It’s going to be a financial sector bloodbath.
The announcement Lehman Brothers, a once Wall Street titan, is filing for bankruptcy makes almost every employee wonder if their industry is safe.
Who would have thought 158 year old Lehman would ever not be a fixture in the financial world. But its future is unclear now. If the company liquidates, 25,000 workers will be out on the street.
Workers were already carrying their stuff out of Lehman last night, and one worker was quoted in the Financial Times saying, “I got a call from a senior executive and was told I should come in tomorrow, but that I should be prepared to pack my bags,” one investment banker leaving the building said. “No one knows what they are going to do, from kids in their first year out of college to senior managing directors, they are all in the same boat. It is just grim.”
And Merrill Lynch is going to be taken over by Bank of America. That means thousands of layoffs among Merrill’s 60,000 member workforce as well.
I wanted to write this post to workers who never considered doing anything else with their lives. The ones that thought they’d be working in the financial sector until they started collecting Social Security.
We workplace writers write a lot about how people are changing their jobs and trying new things, but the reality is few are able to make such a leap.
But for many of you traders, brokers and other number wizards, it may be time to start thinking about a new path. You can still use your big numbers’ brain, but you may have to redirect you career vision.
It got me thinking of Dana Gioia, chairman of the National Endowment for the Arts. This guy used to sell Jell-O. Well, he was actually the vice president of marketing for General Foods.
This quote by Gioia is from my book, From the Sandbox to the Corner Office:
After 10 years in the business world, Gioia returned to the life of a full-time writer in 1992, publishing poetry and freelance pieces, but he walked away with something he says other managers did not have, creative thinking and qualitative thinking.
“Most people in business have a quantitative background, usually driven by mad power needs. Business is filled with would-be kings and a few statesmen. I realized most businesspeople don’t understand how creativity works. They think it’s wild and crazy.”

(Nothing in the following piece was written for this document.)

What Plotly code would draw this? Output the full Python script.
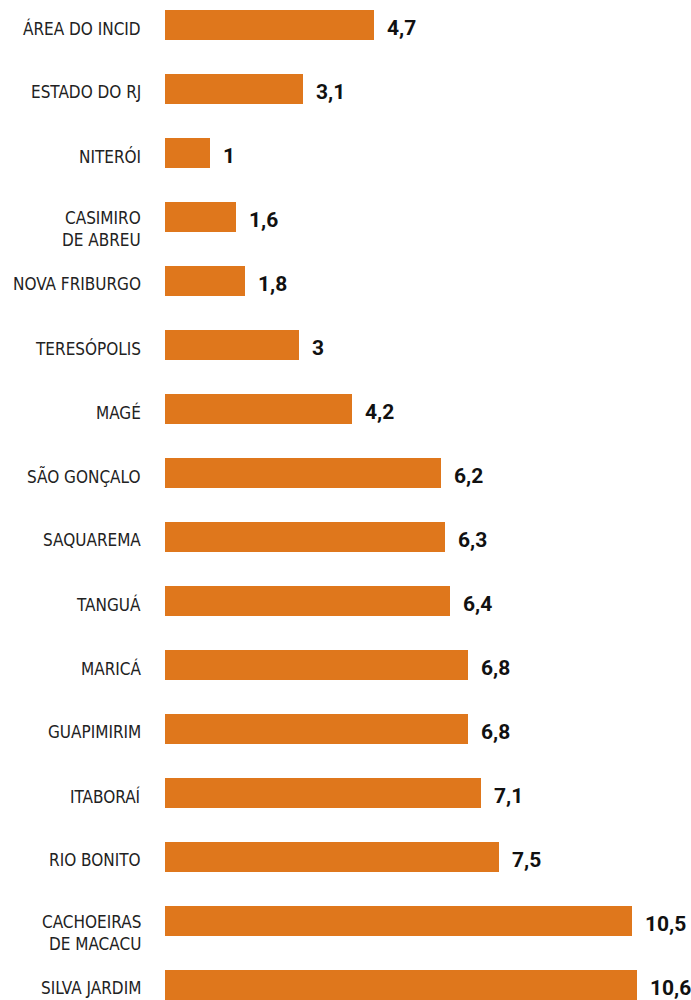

So how do you make that first step to something new?
Work/life balance consultant Mark Sincevich offers these strategies:
Stash the cash - It’s critical to save your money to cover the ramp-up to a new field.
Daily action - Start writing your plan on what you want to achieve.
Simplify - Have less ’stuff’ around and reduce the clutter. It’s much easier to change careers when you have less distractions that drain energy.
Visualize - Keep imagining how it will be in your new field.
Hang out with the can-do’s - Hang out with people who want to support you in your new endeavor and drown out the naysayers.
Alas, the highest hurdle may be your own negativity.
You have to get beyond the initial paralysis. “People say, ‘oh my god, I will never make enough money,’ or ‘I don’t know how to begin doing that’,” says Julie Jansen, author of I Don’t Know What I Want, But I Know It’s Not This.
How do you begin even exploring a life long career dream?
How do you figure out how to make it happen?
These are two questions you need to analyze, Jansen adds. “I encourage people to dabble in it a bit before taking the plunge,” she explains. Maybe get certified, or take a part time job or volunteer in an area you’re interested in. Also, interview people in the field you want to check out, observe them, read books on the profession.
Jansen describes one of her clients who dreamed about becoming a florist and took a part time gig in a flower shop two days a week to test it out. She quickly figured out the business wasn’t for her because she hated waking up 4 a.m. in order to go buy flowers, which was a key to becoming a successful florist.
I’m not saying every employee in the financial services sector should be thinking about a new career. But, if you see little future for you in your industry, it’s time to get realistic and think about all your options. You may end up happier than you ever thought.